Fletcher is the high school student who had the end of year exams dropped in his lap a week before he sat it - he's managed to avoid the mistakes made in Bohemian Rhapsody but he hasn't answered every question correctly - so as not to arouse too much suspicion.
In short: Rocket Man is well worth the watch, its a real good time without being too full on and for that it deserves a bit more attention than it probably has received - maybe they need more sequins?
Picking up where Rocketman left off is definitely not the category Control falls under. Directed by Anton Corbijn, this brooding look at the breakout, rise and subsequent capitulation of Joy Division's iconic frontman has to be at the top of most people's must-watchlists.
Based loosely on the book 'Touching from a Distance' written by Ian Curtis' wife Deborah, Control is the haunting look at the days and events of the late 70s post-punk band in the midst of a wounded Britain.
The entire look and feel of this film is light years from Rocketman, and all the better for it.
The portrait of Curtis' tortured life is entirely shot in black and white adding weight to every shot and the solemn wasteland of a world that corrodes at Curtis till the very end.
Control stands the test of time and is a beautiful snapshot of the crumbling world around Curtis that led to his eventual demise.
Sam Riley's performance as Curtis is mesmerising and not just in his ability to mimic the frontman's movements, there aren't many better performances going and should be worth the watch alone.
From the growing popularity of Joy Division to his crumbling marriage - Riley takes the manic, introverted world of Curtis in his hands and creates one of the more humbling portraits of 'the tortured artist'.
In short: A step away from the perhaps better known 24 Hour Party People, Control is essential viewing - if only to give you some extra creedo flashing that Unknown Pleasures t-shirt about.
He completely changed the game at a time when a blind, black guy doing so in America would've raised more than a few eyebrows.
I thought about mentioning something with a bit more of a sunnier disposition but that's kind of hard given the genre we're working with here.
The thing with biopics is it makes it easier to write one if it’s about a mesmerising figure with a closet full of skeletons and Ray Charles certainly fills each quota and then some.
His story is heavy, like all the boxes ticked kind of heavy, but never letting them get the better of him he transcends the Seattle jazz scene and goes on to blaze a trail as bright as any before or since.
And then, of course, Jamie Foxx shows up to throw down one of the best performances of his career, that’s saying a bit considering you've got a pretty solid all-rounder here.
Not too over-the-top and not so grim that you want to lock yourself on a balcony - Ray has found the right formula albeit one that is pretty stock-standard.
Directed by Taylor Hackford and released in 2004, Ray kick-started the attempts of Hollywood to dig up the past and you can tell this was definitely a measure for all other producers in the subsequent years.
But it's hard to find actors who can really nail someone else's mannerisms, style and voice and while Foxx didn't sing on any of the songs featured, he did play the piano on them which I would think is just as difficult.
But while Charles' voice is inimitable Foxx delivers one of the more accurate portrayals of the genre - obviously deserving of the accolades that came his way as a result.
Kerry Washington stars as well - and well, it's Kerry Washington, has she ever been bad in anything?
While this isn't as extravagant as Rocketman, Ray isn't as grim as Control either and the cliché of humanity overcoming obstacles plays out a little too often here but it's not aggravating enough to turn away.
In short: Ray has its flaws, its not a perfect biopic but it is well worth a look if only to appreciate how hard it was for a black performer to do what Charles managed in a time when the rights of especially black performers were virtually non-existent.
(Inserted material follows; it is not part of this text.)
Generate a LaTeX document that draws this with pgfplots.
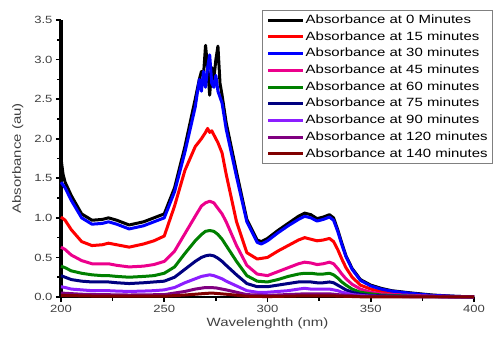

You couldn't write a fictional screenplay with the same plot as Ray - it would seem too unbelievable and that alone is reason enough to watch this film.
Yes, this is a complete piss-take of a movie, but I'll be damned if this sends up of the genre isn't one of the funniest and arguably accurate depictions of an era long gone. It almost goes full circle in much the way Spinal Tap did, a parody that's probably a little too accurate for some to stomach.
Making an accurate depiction of someone would have to be one of the harder jobs in Hollywood and where some may falter, others stand tall.
Who in their right mind would want to wade through the murky waters of our musical icons' past to present a warts-and-all biopic that both satisfies the fans - and keeps the swarm of artists' lawyers from knocking down the door?
Well for one, director Adam McKay and scriptwriters Judd Apatow and Jake Kasden, who took the historically vague story of the late, great Dewey Cox and made it one of the most important biopics of our generation.
Born without his sense of smell, Dewey Cox's life was one of desperation and tragedy that shaped who he was to become as an artist later in his adult life.
As a young boy, he cut his much-more talented older brother in half with a machete, taking with it his only chance at a carefree, happy childhood. The death of his brother tears the family apart and the constant reminders from his father that "the wrong kid died", leaves a lasting scar on Cox that never truly heals.
It's through the eyes of Dewey that we see the world of rock n' roll for the rollercoaster it truly was and the tortured soul of a man still reeling from cutting his brother in half.
In short: Walk Hard, The Dewey Cox Story is still better than half the films they're taking the piss out of and for that it should stand as the yardstick that we measure all biopics by.